スニーカー以上の存在に——ファッションアイテムとしての魅力
1300クラシックは、もはやスポーツ用のシューズという枠を超え、ライフスタイルアイテムとして確立された存在です。落ち着いた色味と上質な素材感が特徴で、どんなコーディネートにも自然に溶け込みます。特に定番カラーの「スティールブルー」は、ニューバランスを象徴するカラーとして人気が高く、デニムやチノパン、スラックスなど、スタイルを選ばず合わせやすい万能色です。
また、ファッション好きの間では「さりげなく上質なスニーカー」として評価が高く、スーツやジャケットスタイルに取り入れる人も増えています。
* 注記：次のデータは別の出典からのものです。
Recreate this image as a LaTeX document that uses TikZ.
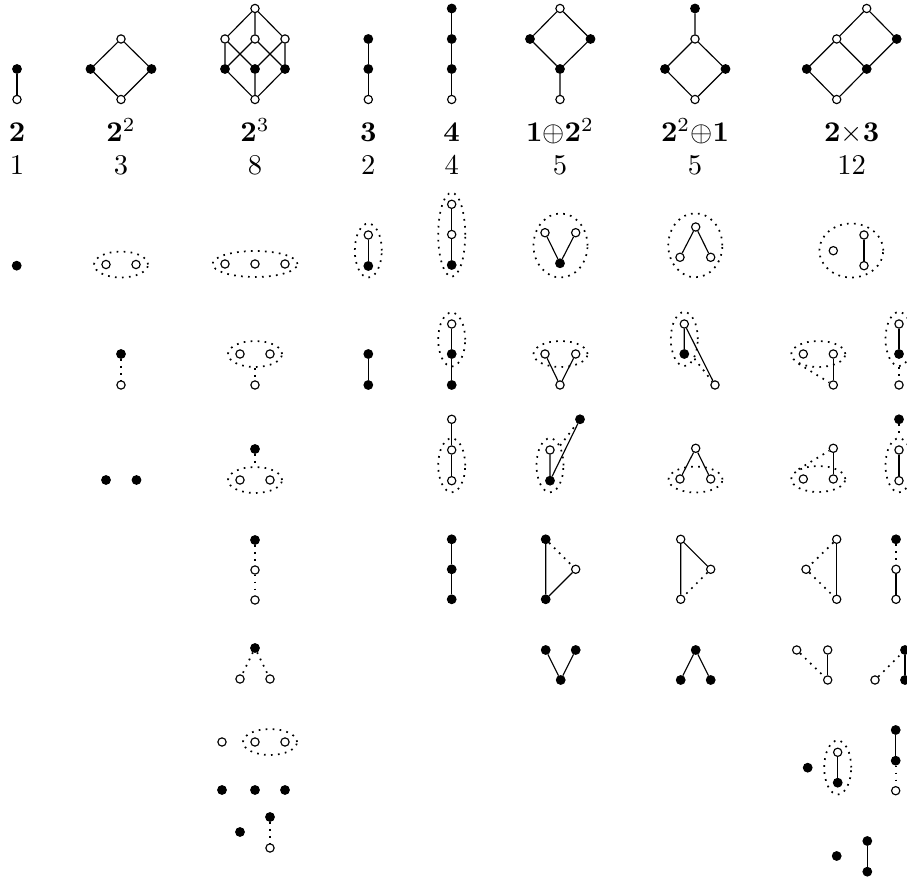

履き込むほどに素材の風合いが増すため、経年変化を楽しめるのもクラシックモデルならではの魅力。流行を追うのではなく、自分らしいスタイルを貫きたい人にこそおすすめです。
モデルの違いと選び方のポイント
ひと口に「1300クラシック」と言っても、実は複数のバリエーションが存在します。代表的なのは「M1300CL」「M1300CLS」「1300JP」など。ここではそれぞれの特徴を簡単に整理しておきましょう。
- M1300CL:クラシックモデルの中でも最もスタンダードなタイプ。柔らかなクッションとやや幅広の木型が特徴で、普段履きに最適。
- M1300CLS:スティールブルーを基調とした定番カラー。いつでも入手しやすく、ファッションとの相性が良い。
- 1300JP:5年に一度復刻される日本限定モデル。素材や縫製に至るまでオリジナル仕様を忠実に再現しており、コレクターから絶大な支持を得ている。
選ぶ際のポイントとしては、「どこで生産されたか(Made in USAか)」と「用途」を意識すること。日常使いならM1300CL、希少性を求めるなら1300JPといった具合に、自分のライフスタイルに合わせて選ぶのがベストです。また、サイズ感は一般的なニューバランスよりややゆったりめ。甲が低い人や足幅が狭い人は、ハーフサイズ下げて選ぶとちょうど良いフィット感になります。
長く愛用するためのメンテナンスと保管のコツ
1300クラシックを長く履き続けるためには、日々のメンテナンスも欠かせません。特にヌバックレザーは水や汚れに弱いため、防水スプレーを定期的に使うのがポイントです。履いた後はブラッシングでホコリを落とし、湿気がこもらないよう風通しの良い場所で保管しましょう。
また、ソールの減りを感じたら早めに修理に出すことも大切です。ニューバランスの一部店舗や専門業者では、公式の修理サービスも受け付けています。適切にケアすれば10年以上愛用できるモデルなので、“育てるスニーカー”としての楽しみ方もできます。
いま再び注目される理由
2020年代に入り、スニーカー業界全体で“クラシック回帰”の流れが強まっています。その中でも1300クラシックが再び注目されている理由は、流行に左右されないデザインと確かな品質にあります。派手さではなく、“本物志向”のファッションを求める人が増えた今、1300のような上質で落ち着いたスニーカーが再評価されているのです。
さらに、2025年には「1300JP」が再登場し、再び話題を呼んでいます。こうした周期的な復刻は、単なるリリースではなく“伝統の継承”でもあります。1300は単なる靴ではなく、ニューバランスというブランドの哲学を体現する存在として語り継がれているのです。
ニューバランス1300クラシックの魅力を改めて
最後に改めて、1300クラシックの魅力をまとめましょう。
・履き心地の良さと安定感は、他のスニーカーでは味わえないレベル
・上質な素材と丁寧な作りが長く愛用できる安心感を与える
・ファッションアイテムとしても完成度が高く、どんなスタイルにも合う
・歴史と伝統を感じさせる“物語”のあるモデル
こうした要素が組み合わさって、1300クラシックは“名作”としての地位を不動のものにしています。もしあなたが、長く履ける本物のスニーカーを探しているなら——ニューバランス1300クラシックは、その答えになる一足です。